- **Exercise directions**: Scan the records below for the line with "Reproduce this diagram with TikZ." and the line with "(pilabel) at (104,243)", and retype that range exactly, both ends included, pictures excepted.

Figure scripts
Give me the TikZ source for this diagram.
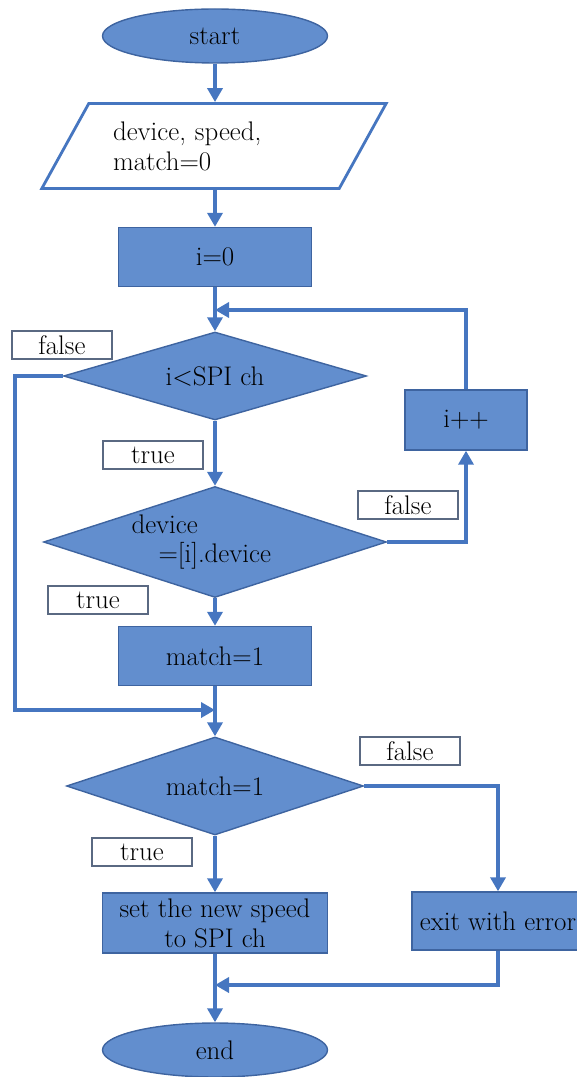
\documentclass[tikz,border=0pt]{standalone}
\usetikzlibrary{shapes.geometric,arrows.meta}
\definecolor{boxfill}{RGB}{98,142,206}
\definecolor{boxline}{RGB}{62,100,160}
\definecolor{flowline}{RGB}{70,118,192}
\definecolor{tagline}{RGB}{90,105,130}
\begin{document}
\begin{tikzpicture}[x=0.02cm,y=-0.02cm,
    every node/.style={font=\fontsize{15.3}{17}\selectfont,inner sep=2pt},
    terminal/.style={ellipse,draw=boxline,fill=boxfill,line width=0.8pt,minimum width=4.5cm,minimum height=1.08cm},
    process/.style={rectangle,draw=boxline,fill=boxfill,line width=0.8pt,minimum height=1.18cm},
    decision/.style={diamond,draw=boxline,fill=boxfill,line width=0.8pt,inner sep=0pt},
    io/.style={trapezium,trapezium left angle=55,trapezium right angle=125,trapezium stretches=true,draw=flowline,line width=1.6pt,fill=white},
    tag/.style={rectangle,draw=tagline,fill=white,line width=0.7pt,minimum width=2cm,minimum height=0.56cm},
    flow/.style={draw=flowline,line width=2.2pt,-{Triangle[width=0.3cm,length=0.28cm]}}]
      \useasboundingbox (0,0) rectangle (577,1077);
      \draw
        (215,36) node[terminal] (start){start}
        (214,146) node[io,minimum width=6.9cm,minimum height=1.7cm,text width=4.04cm,align=left] (param){device, speed,\\match=0}
        (215,257) node[process,minimum width=3.86cm] (init){i=0}
        (215,376) node[decision,minimum width=6.06cm,minimum height=1.76cm,shape aspect=3.4] (loop){i\textless SPI ch}
        (466,420) node[process,minimum width=2.44cm,minimum height=1.2cm] (inc){i++}
        (215,542) node[decision,minimum width=6.86cm,minimum height=2.22cm,shape aspect=3.1,text width=3.34cm,align=left] (cmp){device\\\hspace*{0.54cm}=[i].device}
        (215,656) node[process,minimum width=3.86cm] (hit){match=1}
        (215,786) node[decision,minimum width=5.94cm,minimum height=1.96cm,shape aspect=3] (found){match=1}
        (215,923) node[process,minimum width=4.5cm,minimum height=1.2cm,align=center] (set){set the new speed\\to SPI ch}
        (498,921) node[process,minimum width=3.44cm,minimum height=1.16cm] (fail){exit with error}
        (215,1050) node[terminal] (stop){end};
      \draw
        (62,345) node[tag] (f1){false}
        (153,455) node[tag] (t1){true}
        (408,505) node[tag] (f2){false}
        (98,600) node[tag] (t2){true}
        (410,751) node[tag] (f3){false}
        (142,852) node[tag] (t3){true};
      \coordinate (back) at (215,310);
      \coordinate (skip) at (15,710);
      \coordinate (merge) at (215,710);
      \coordinate (join) at (215,985);
      \begin{scope}[flow]
        \draw (start) to (start |- param.north);
        \draw (init |- param.south) to (init);
        \draw (init) to (loop);
        \draw (inc.north) |- (back);
        \draw (loop) to (cmp);
        \draw (loop.west) -| (skip) -- (merge);
        \draw (cmp.east) -| (inc);
        \draw (cmp) to (hit);
        \draw (hit) to (found);
        \draw (found.east) -| (fail);
        \draw (found) to (set);
        \draw (set) to (stop);
        \draw (fail.south) |- (join);
      \end{scope}
    \end{tikzpicture}
\end{document}
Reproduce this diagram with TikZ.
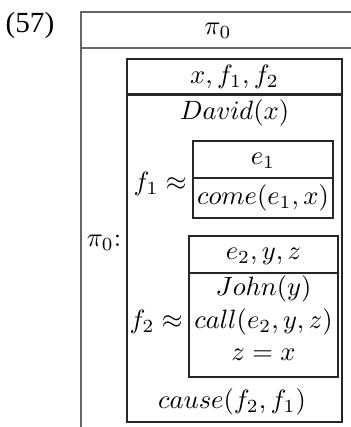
\documentclass[tikz,border=0pt]{standalone}
\usepackage[no-math]{fontspec}
\newfontfamily\exnumfont{Liberation Serif}
\usetikzlibrary{positioning}

\tikzset{
    % Line styles for the boxes
    outerline/.style={
        draw=black!60,
        line width=0.8pt
    },
    drsline/.style={
        draw=black!85,
        line width=0.8pt
    },
    % Text styles
    cond/.style={
        inner sep=0pt,
        align=center
    },
    exnum/.style={
        inner sep=0pt,
        font=\exnumfont\fontsize{11}{13}\selectfont
    }
}

\begin{document}
\begin{tikzpicture}[x=0.377pt, y=-0.377pt]
    \useasboundingbox (0,0) rectangle (351,427);
    \clip (0,0) rectangle (351,427);

    % Example number
    \node[exnum] (num) at (30,25) {(57)};

    % Outer box (runs off the page)
    \draw[outerline] (365,12) -- (81,12) -- (81,440);
    \draw[outerline] (81,48) -- (365,48);
    \node[cond] (pi) at (218,31) {$\pi_0$};
    \node[cond] (pilabel) at (104,243) {$\pi_0{:}$};

    % Main DRS
    \draw[drsline] (127,59) rectangle (342,422);
    \draw[drsline] (127,94.5) -- (342,94.5);
    \node[cond] (univ) at (234.5,77) {$x, f_1, f_2$};
    \node[cond] (david) at (234.5,113) {$David(x)$};

    % f1 box
    \draw[drsline] (193,141) rectangle (333,218);
    \draw[drsline] (193,178) -- (333,178);
    \node[cond] (e1) at (263,161) {$e_1$};
    \node[cond] (come) at (263,198) {$come(e_1, x)$};
    \node[cond, anchor=east] (f1) at (187,184) {$f_1 \approx$};

    % f2 box
    \draw[drsline] (189,236) rectangle (338,377);
    \draw[drsline] (189,273) -- (338,273);
    \node[cond] (univ2) at (263.5,256) {$e_2, y, z$};
    \node[cond] (john) at (263.5,289) {$John(y)$};
    \node[cond] (call) at (263.5,322) {$call(e_2, y, z)$};
    \node[cond] (zx) at (263.5,355) {$z = x$};
    \node[cond, anchor=east] (f2) at (183,322) {$f_2 \approx$};

    \node[cond] (cause) at (232,402) {$cause(f_2, f_1)$};
\end{tikzpicture}
\end{document}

- **Result below**:
Reproduce this diagram with TikZ.
\documentclass[tikz,border=0pt]{standalone}
\usepackage[no-math]{fontspec}
\newfontfamily\exnumfont{Liberation Serif}
\usetikzlibrary{positioning}

\tikzset{
    % Line styles for the boxes
    outerline/.style={
        draw=black!60,
        line width=0.8pt
    },
    drsline/.style={
        draw=black!85,
        line width=0.8pt
    },
    % Text styles
    cond/.style={
        inner sep=0pt,
        align=center
    },
    exnum/.style={
        inner sep=0pt,
        font=\exnumfont\fontsize{11}{13}\selectfont
    }
}

\begin{document}
\begin{tikzpicture}[x=0.377pt, y=-0.377pt]
    \useasboundingbox (0,0) rectangle (351,427);
    \clip (0,0) rectangle (351,427);

    % Example number
    \node[exnum] (num) at (30,25) {(57)};

    % Outer box (runs off the page)
    \draw[outerline] (365,12) -- (81,12) -- (81,440);
    \draw[outerline] (81,48) -- (365,48);
    \node[cond] (pi) at (218,31) {$\pi_0$};
    \node[cond] (pilabel) at (104,243) {$\pi_0{:}$};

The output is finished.